The five years of economic mismanagement of coalition government of Pakistan People’s Party brought the country to the verge of default. The present government sought the assistance of the IMF to prevent that and secured a new programme of $6.68 billion on September 4, 2013. The programme is presently in doldrums after failure of the government to meet some conditions and worsening of economic situation due to political instability in the wake of dharnas (sit-ins) and political demonstrations. Thus more borrowings to meet burgeoning fiscal deficit is inevitable. Two major weaknesses of economic governance are failure to raise tax revenues and check wasteful spending that includes funding losses of monstrous and inefficient PSEs.
The burgeoning fiscal deficit and ever-increasing debt burden are not isolated phenomena. These are related to lack of political will to undertake fundamental structural reforms, enforce fiscal discipline, crackdown on parallel economy, abolish perks and benefits of the ruing elites, eliminate wasteful expenses, dismantle rent-seeking structures, ensure the rule of law, and stop reckless borrowing and ruthless spending.
Shahid Javed Burki in "Provincial Rights and Responsibilities" [Journal of Economics, September 2010] opines that "about 40 million out of 170 million people in Pakistan have now succeeded in keeping their living standards from falling. Of these, about 15 million have improved their economic situation in spite of the sluggish economy." We are not taxing these rich 15 million. Our tax potential at federal level alone is about Rs7 trillion.
According to Household Integrated Economic Survey (HIES) 2011-12, conducted by Pakistan Bureau of Statistics, 5 million individuals have annual taxable income of Rs1.5 million. If all of them file tax returns, income tax collection from them at the prevalent tax rates will be Rs1650 billion. If income tax collected from corporate bodies, other than non-individual taxpayers and individuals having income between Rs400,000 to Rs1,000,000 is added, the gross figure would not be less than Rs. 4500 billion -- the FBR collected only Rs903 billion in 2013-2014.

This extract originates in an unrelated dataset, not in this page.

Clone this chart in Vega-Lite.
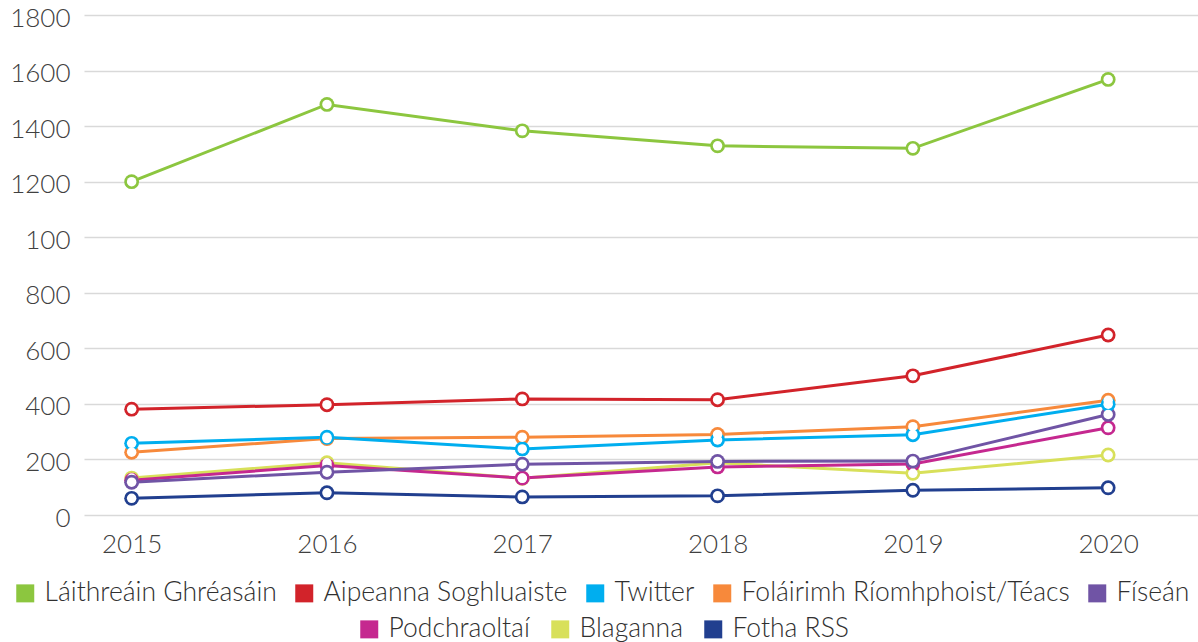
{
  "$schema": "https://vega.github.io/schema/vega-lite/v6.json",
  "width": 1114,
  "height": 500,
  "autosize": {"type": "none"},
  "padding": {"left": 84, "top": 15, "right": 0, "bottom": 127},
  "background": "white",
  "config": {
    "view": {"stroke": null},
    "font": "Lato",
    "axis": {"labelFont": "Lato", "labelFontWeight": 300, "labelColor": "#404040", "labelFontSize": 26, "domain": false, "ticks": false, "title": null},
    "legend": {"labelFont": "Lato", "labelFontWeight": 300, "labelColor": "#303030", "labelFontSize": 26.5, "labelLimit": 0, "symbolType": "square", "symbolSize": 324, "symbolStrokeWidth": 0, "labelOffset": 6, "columnPadding": 14, "title": null}
  },
  "data": {
    "values": [
      {"series": "Fotha RSS", "year": 2015, "value": 60},
      {"series": "Fotha RSS", "year": 2016, "value": 80},
      {"series": "Fotha RSS", "year": 2017, "value": 65},
      {"series": "Fotha RSS", "year": 2018, "value": 69},
      {"series": "Fotha RSS", "year": 2019, "value": 89},
      {"series": "Fotha RSS", "year": 2020, "value": 98},
      {"series": "Blaganna", "year": 2015, "value": 133},
      {"series": "Blaganna", "year": 2016, "value": 188},
      {"series": "Blaganna", "year": 2017, "value": 132},
      {"series": "Blaganna", "year": 2018, "value": 188},
      {"series": "Blaganna", "year": 2019, "value": 150},
      {"series": "Blaganna", "year": 2020, "value": 216},
      {"series": "Podchraoltaí", "year": 2015, "value": 125},
      {"series": "Podchraoltaí", "year": 2016, "value": 178},
      {"series": "Podchraoltaí", "year": 2017, "value": 133},
      {"series": "Podchraoltaí", "year": 2018, "value": 173},
      {"series": "Podchraoltaí", "year": 2019, "value": 184},
      {"series": "Podchraoltaí", "year": 2020, "value": 314},
      {"series": "Físeán", "year": 2015, "value": 118},
      {"series": "Físeán", "year": 2016, "value": 154},
      {"series": "Físeán", "year": 2017, "value": 183},
      {"series": "Físeán", "year": 2018, "value": 193},
      {"series": "Físeán", "year": 2019, "value": 194},
      {"series": "Físeán", "year": 2020, "value": 362},
      {"series": "Foláirimh Ríomhphoist/Téacs", "year": 2015, "value": 226},
      {"series": "Foláirimh Ríomhphoist/Téacs", "year": 2016, "value": 275},
      {"series": "Foláirimh Ríomhphoist/Téacs", "year": 2017, "value": 280},
      {"series": "Foláirimh Ríomhphoist/Téacs", "year": 2018, "value": 290},
      {"series": "Foláirimh Ríomhphoist/Téacs", "year": 2019, "value": 318},
      {"series": "Foláirimh Ríomhphoist/Téacs", "year": 2020, "value": 413},
      {"series": "Twitter", "year": 2015, "value": 258},
      {"series": "Twitter", "year": 2016, "value": 280},
      {"series": "Twitter", "year": 2017, "value": 238},
      {"series": "Twitter", "year": 2018, "value": 270},
      {"series": "Twitter", "year": 2019, "value": 289},
      {"series": "Twitter", "year": 2020, "value": 399},
      {"series": "Aipeanna Soghluaiste", "year": 2015, "value": 381},
      {"series": "Aipeanna Soghluaiste", "year": 2016, "value": 397},
      {"series": "Aipeanna Soghluaiste", "year": 2017, "value": 418},
      {"series": "Aipeanna Soghluaiste", "year": 2018, "value": 415},
      {"series": "Aipeanna Soghluaiste", "year": 2019, "value": 501},
      {"series": "Aipeanna Soghluaiste", "year": 2020, "value": 648},
      {"series": "Láithreáin Ghréasáin", "year": 2015, "value": 1200},
      {"series": "Láithreáin Ghréasáin", "year": 2016, "value": 1478},
      {"series": "Láithreáin Ghréasáin", "year": 2017, "value": 1383},
      {"series": "Láithreáin Ghréasáin", "year": 2018, "value": 1329},
      {"series": "Láithreáin Ghréasáin", "year": 2019, "value": 1320},
      {"series": "Láithreáin Ghréasáin", "year": 2020, "value": 1568}
    ]
  },
  "encoding": {
    "x": {"field": "year", "type": "quantitative", "scale": {"domain": [2014.756, 2020.46], "nice": false, "zero": false},
      "axis": {"values": [2015, 2016, 2017, 2018, 2019, 2020], "format": "d", "grid": false, "labelPadding": 16}},
    "y": {"field": "value", "type": "quantitative", "scale": {"domain": [0, 1800], "nice": false},
      "axis": {"values": [0, 200, 400, 600, 800, 1000, 1200, 1400, 1600, 1800], "labelExpr": "datum.value == 1000 ? '100' : datum.label", "format": "d", "gridColor": "#d9d9d9", "gridWidth": 1.5, "labelPadding": 14, "labelOffset": 3}}
  },
  "layer": [
    {
      "transform": [{"filter": {"field": "series", "oneOf": ["Podchraoltaí", "Blaganna", "Fotha RSS"]}}],
      "encoding": {
        "color": {"field": "series", "type": "nominal",
          "scale": {"domain": ["Podchraoltaí", "Blaganna", "Fotha RSS"], "range": ["#C5288F", "#D8E05A", "#213F8F"]},
          "legend": {"orient": "none", "legendX": 272, "legendY": 601, "direction": "horizontal", "columns": 3, "columnPadding": 17}}
      },
      "layer": [
        {"mark": {"type": "line", "strokeWidth": 3}},
        {"mark": {"type": "point", "shape": "circle", "filled": true, "size": 220, "opacity": 1}},
        {"mark": {"type": "point", "shape": "circle", "filled": true, "size": 90, "opacity": 1}, "encoding": {"color": {"value": "white"}}}
      ]
    },
    {
      "transform": [{"filter": {"field": "series", "oneOf": ["Láithreáin Ghréasáin", "Aipeanna Soghluaiste", "Twitter", "Foláirimh Ríomhphoist/Téacs", "Físeán"]}}],
      "encoding": {
        "color": {"field": "series", "type": "nominal",
          "scale": {"domain": ["Láithreáin Ghréasáin", "Aipeanna Soghluaiste", "Twitter", "Foláirimh Ríomhphoist/Téacs", "Físeán"], "range": ["#8CC63F", "#D2232A", "#00AEEF", "#F7893B", "#7054A5"]},
          "legend": {"orient": "none", "legendX": -72, "legendY": 565, "direction": "horizontal", "columns": 5}}
      },
      "layer": [
        {"mark": {"type": "line", "strokeWidth": 3}},
        {"mark": {"type": "point", "shape": "circle", "filled": true, "size": 220, "opacity": 1}},
        {"mark": {"type": "point", "shape": "circle", "filled": true, "size": 90, "opacity": 1}, "encoding": {"color": {"value": "white"}}}
      ]
    }
  ],
  "resolve": {"scale": {"color": "independent"}, "legend": {"color": "independent"}}
}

Similarly, due to leakages in sales tax, federal excise and custom duties, the total collection is not more than 50 per cent of actual potential [joint study of Andrew Young School of Policy Studies at Georgia State University and World Bank].
The FBR in 2013-14 collected Rs1047 billion as sales tax, Rs169 billion as federal excise and Rs240 billion as customs duties. Collection under these heads should have been at least Rs2500 billion. Target of Rs7 trillion is achievable provided the mighty segments are taxed, tax machinery is overhauled, leakages are plugged and all exemptions to the privileged classes are withdrawn.
By collecting taxes of Rs7 trillion, Pakistan can become a self-reliant economy. This is the only way to get rid of "debt quagmire". Resource mobilisation should be given priority to build infrastructure, facilitate growth of small and medium sized firms in the industrial sector and small farms in the agricultural sector for an employment intensive and equitable economic growth process.
At the same time, large corporations with equity stakes for the poor can be established through public-private partnerships. This would set the stage for a structural change that could help achieve economic growth for the people and by the people which is presently confined to the elites only.